I have been struggling with names. I don’t mean the normal effort it takes to remember people’s names. I struggle daily to remember and recognize names such as Sphenacondontiodae, Sinoconodontidae, and Procynosuchidae. Almost every day I struggle with a whole assortment of names that have been given to ancient groups of early mammal-like animals. All of these creatures lived a couple hundred million years ago, but they now enter into my daily struggle to recognize them by their true names.
The instructor of the course, Fossil record of mammals, rattles these names off as glibly as if he were talking about his young children or his assortment of cousins. I am amazed how someone can be so at ease and struggle so little in referencing these ancient lineages of mammal ancestors. He shows no hesitation in coming up with an assortment of syllables that are familiar to him and that concur up concepts of unique animals with recognized traits. I meanwhile struggle to pronounce the names and vaguely associate the names with certain kinds of animals.

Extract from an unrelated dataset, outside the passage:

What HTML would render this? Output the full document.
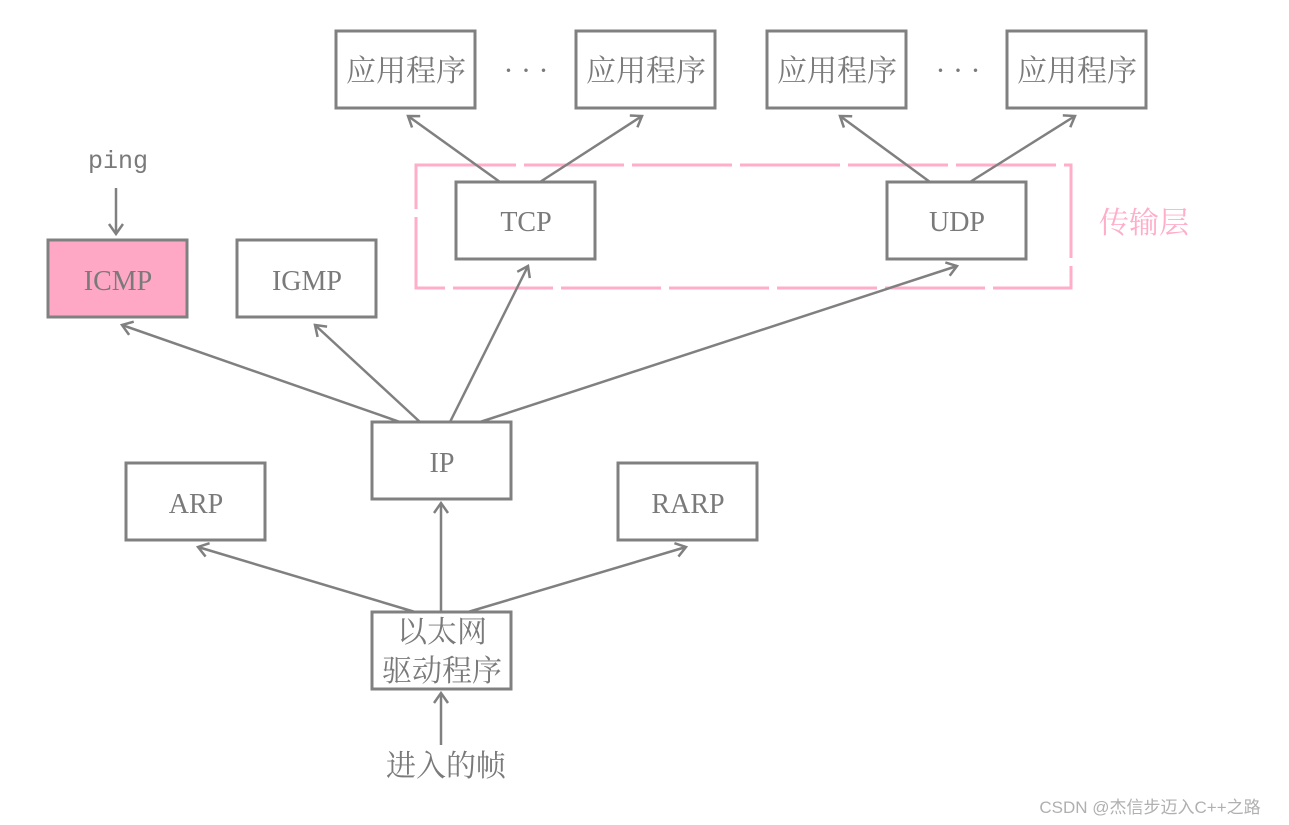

It struck me this morning how I might do the same thing as my instructor if I would lead him through my garden. With little hesitation, I would point out plants, giving them both a common and a scientific name. In my garden, my common speech would easily be littered with names such as Lysimachia, Kirengeshoma, and Filipendula. As I spoke their names, I would have a clear concept of my association with that plant. Their name would remind me of certain traits of the plant, perhaps be a reference to other plants of the same family.
I still have a reasonable recall of several hundred names of plants, all of which I learned to recognize. I could, with little effort, call them by their proper and real name. Now, as I struggle to remember names of animals I will never see face to face, I think of how every discipline has a language of names unique to that area of familiarity.
The language of common speech is amazing enough in itself. Humans have come up with so many different sounds and words to describe what they experience. On top of practical common speech, there are so many unique names that describe individuals or groups of individuals.
I once went beyond my daily experience and learned to make sounds rising out of the Greek alphabet. I learned the names of many things in Latin, French and Spanish. Besides learning the names of ancient animals, I now struggle with a whole new group of names as my native culture embraces immigrants whose names sound nothing like those familiar names I grew up with: Tom, Nancy, and Charlie.
While names might be a struggle for me, they also are a kind of shorthand. It is useful for me to speak of a dog instead of four-legged animal with fur, a wagging tail and a bark. I can even speak of a specific animal as Jet, and people will know exactly which being I mean and what kind of being they are.
Learning new names seems like a good thing for me. My world of names is growing slowly in spite of my considerable struggle. I am happy for that growth, and so I work every day at learning new names. I am determined to force a few more names into my brain, and I am convinced that a few of those ancient mammals will become almost as familiar as the plants in my garden.